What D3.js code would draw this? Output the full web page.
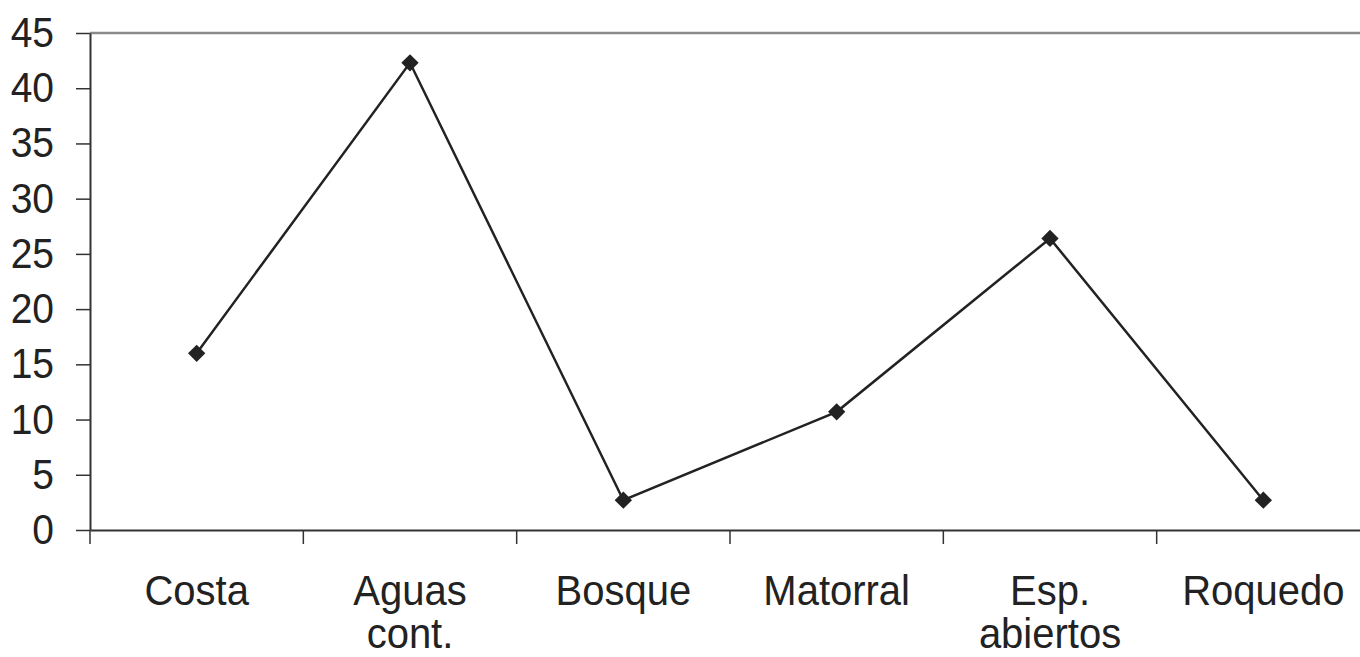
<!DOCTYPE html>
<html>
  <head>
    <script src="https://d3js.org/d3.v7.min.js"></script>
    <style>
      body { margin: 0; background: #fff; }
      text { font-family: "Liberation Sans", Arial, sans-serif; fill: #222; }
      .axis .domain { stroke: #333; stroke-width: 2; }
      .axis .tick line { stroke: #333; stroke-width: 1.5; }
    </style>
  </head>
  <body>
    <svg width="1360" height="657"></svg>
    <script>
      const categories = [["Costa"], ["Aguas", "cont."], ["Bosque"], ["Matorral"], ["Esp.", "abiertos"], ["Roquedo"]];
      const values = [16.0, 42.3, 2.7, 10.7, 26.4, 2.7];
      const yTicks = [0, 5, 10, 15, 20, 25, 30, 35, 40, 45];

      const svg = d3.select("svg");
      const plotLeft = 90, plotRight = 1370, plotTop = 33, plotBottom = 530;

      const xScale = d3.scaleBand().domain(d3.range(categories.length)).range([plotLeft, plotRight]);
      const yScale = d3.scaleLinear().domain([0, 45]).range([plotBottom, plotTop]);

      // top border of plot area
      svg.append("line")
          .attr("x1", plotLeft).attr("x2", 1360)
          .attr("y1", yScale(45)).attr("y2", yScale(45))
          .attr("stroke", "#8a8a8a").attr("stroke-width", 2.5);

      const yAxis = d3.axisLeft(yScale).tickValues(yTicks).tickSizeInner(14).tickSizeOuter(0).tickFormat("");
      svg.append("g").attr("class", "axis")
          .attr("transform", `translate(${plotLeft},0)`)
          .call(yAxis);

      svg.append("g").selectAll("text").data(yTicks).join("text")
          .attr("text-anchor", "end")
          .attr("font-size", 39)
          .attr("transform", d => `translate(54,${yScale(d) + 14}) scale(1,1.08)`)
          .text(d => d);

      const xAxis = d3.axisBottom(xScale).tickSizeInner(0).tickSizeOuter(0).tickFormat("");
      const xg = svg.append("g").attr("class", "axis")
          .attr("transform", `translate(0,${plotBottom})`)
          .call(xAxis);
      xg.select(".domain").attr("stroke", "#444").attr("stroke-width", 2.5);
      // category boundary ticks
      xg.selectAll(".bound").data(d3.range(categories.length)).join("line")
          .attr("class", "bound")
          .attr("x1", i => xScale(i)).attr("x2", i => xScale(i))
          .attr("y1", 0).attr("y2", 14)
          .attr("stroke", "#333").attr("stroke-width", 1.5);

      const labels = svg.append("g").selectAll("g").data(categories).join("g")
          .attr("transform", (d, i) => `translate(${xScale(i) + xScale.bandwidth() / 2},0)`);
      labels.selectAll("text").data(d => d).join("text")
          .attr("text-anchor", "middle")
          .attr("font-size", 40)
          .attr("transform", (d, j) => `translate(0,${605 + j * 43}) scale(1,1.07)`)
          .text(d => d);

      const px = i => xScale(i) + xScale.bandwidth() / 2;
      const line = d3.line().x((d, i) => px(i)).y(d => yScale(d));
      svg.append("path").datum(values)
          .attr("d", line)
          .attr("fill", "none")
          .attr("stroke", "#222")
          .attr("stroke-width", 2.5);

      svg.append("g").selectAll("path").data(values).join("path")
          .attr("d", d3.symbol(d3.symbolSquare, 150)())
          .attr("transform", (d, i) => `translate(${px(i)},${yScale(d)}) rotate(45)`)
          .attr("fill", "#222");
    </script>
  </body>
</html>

※ ※ ※

WHAT TO PRODUCE –
Copy out all of the material exactly as written, without its pictures.

THE RESULT –
What D3.js code would draw this? Output the full web page.
<!DOCTYPE html>
<html>
  <head>
    <script src="https://d3js.org/d3.v7.min.js"></script>
    <style>
      body { margin: 0; background: #fff; }
      text { font-family: "Liberation Sans", Arial, sans-serif; fill: #222; }
      .axis .domain { stroke: #333; stroke-width: 2; }
      .axis .tick line { stroke: #333; stroke-width: 1.5; }
    </style>
  </head>
  <body>
    <svg width="1360" height="657"></svg>
    <script>
      const categories = [["Costa"], ["Aguas", "cont."], ["Bosque"], ["Matorral"], ["Esp.", "abiertos"], ["Roquedo"]];
      const values = [16.0, 42.3, 2.7, 10.7, 26.4, 2.7];
      const yTicks = [0, 5, 10, 15, 20, 25, 30, 35, 40, 45];

      const svg = d3.select("svg");
      const plotLeft = 90, plotRight = 1370, plotTop = 33, plotBottom = 530;

      const xScale = d3.scaleBand().domain(d3.range(categories.length)).range([plotLeft, plotRight]);
      const yScale = d3.scaleLinear().domain([0, 45]).range([plotBottom, plotTop]);

      // top border of plot area
      svg.append("line")
          .attr("x1", plotLeft).attr("x2", 1360)
          .attr("y1", yScale(45)).attr("y2", yScale(45))
          .attr("stroke", "#8a8a8a").attr("stroke-width", 2.5);

      const yAxis = d3.axisLeft(yScale).tickValues(yTicks).tickSizeInner(14).tickSizeOuter(0).tickFormat("");
      svg.append("g").attr("class", "axis")
          .attr("transform", `translate(${plotLeft},0)`)
          .call(yAxis);

      svg.append("g").selectAll("text").data(yTicks).join("text")
          .attr("text-anchor", "end")
          .attr("font-size", 39)
          .attr("transform", d => `translate(54,${yScale(d) + 14}) scale(1,1.08)`)
          .text(d => d);

      const xAxis = d3.axisBottom(xScale).tickSizeInner(0).tickSizeOuter(0).tickFormat("");
      const xg = svg.append("g").attr("class", "axis")
          .attr("transform", `translate(0,${plotBottom})`)
          .call(xAxis);
      xg.select(".domain").attr("stroke", "#444").attr("stroke-width", 2.5);
      // category boundary ticks
      xg.selectAll(".bound").data(d3.range(categories.length)).join("line")
          .attr("class", "bound")
          .attr("x1", i => xScale(i)).attr("x2", i => xScale(i))
          .attr("y1", 0).attr("y2", 14)
          .attr("stroke", "#333").attr("stroke-width", 1.5);

      const labels = svg.append("g").selectAll("g").data(categories).join("g")
          .attr("transform", (d, i) => `translate(${xScale(i) + xScale.bandwidth() / 2},0)`);
      labels.selectAll("text").data(d => d).join("text")
          .attr("text-anchor", "middle")
          .attr("font-size", 40)
          .attr("transform", (d, j) => `translate(0,${605 + j * 43}) scale(1,1.07)`)
          .text(d => d);

      const px = i => xScale(i) + xScale.bandwidth() / 2;
      const line = d3.line().x((d, i) => px(i)).y(d => yScale(d));
      svg.append("path").datum(values)
          .attr("d", line)
          .attr("fill", "none")
          .attr("stroke", "#222")
          .attr("stroke-width", 2.5);

      svg.append("g").selectAll("path").data(values).join("path")
          .attr("d", d3.symbol(d3.symbolSquare, 150)())
          .attr("transform", (d, i) => `translate(${px(i)},${yScale(d)}) rotate(45)`)
          .attr("fill", "#222");
    </script>
  </body>
</html>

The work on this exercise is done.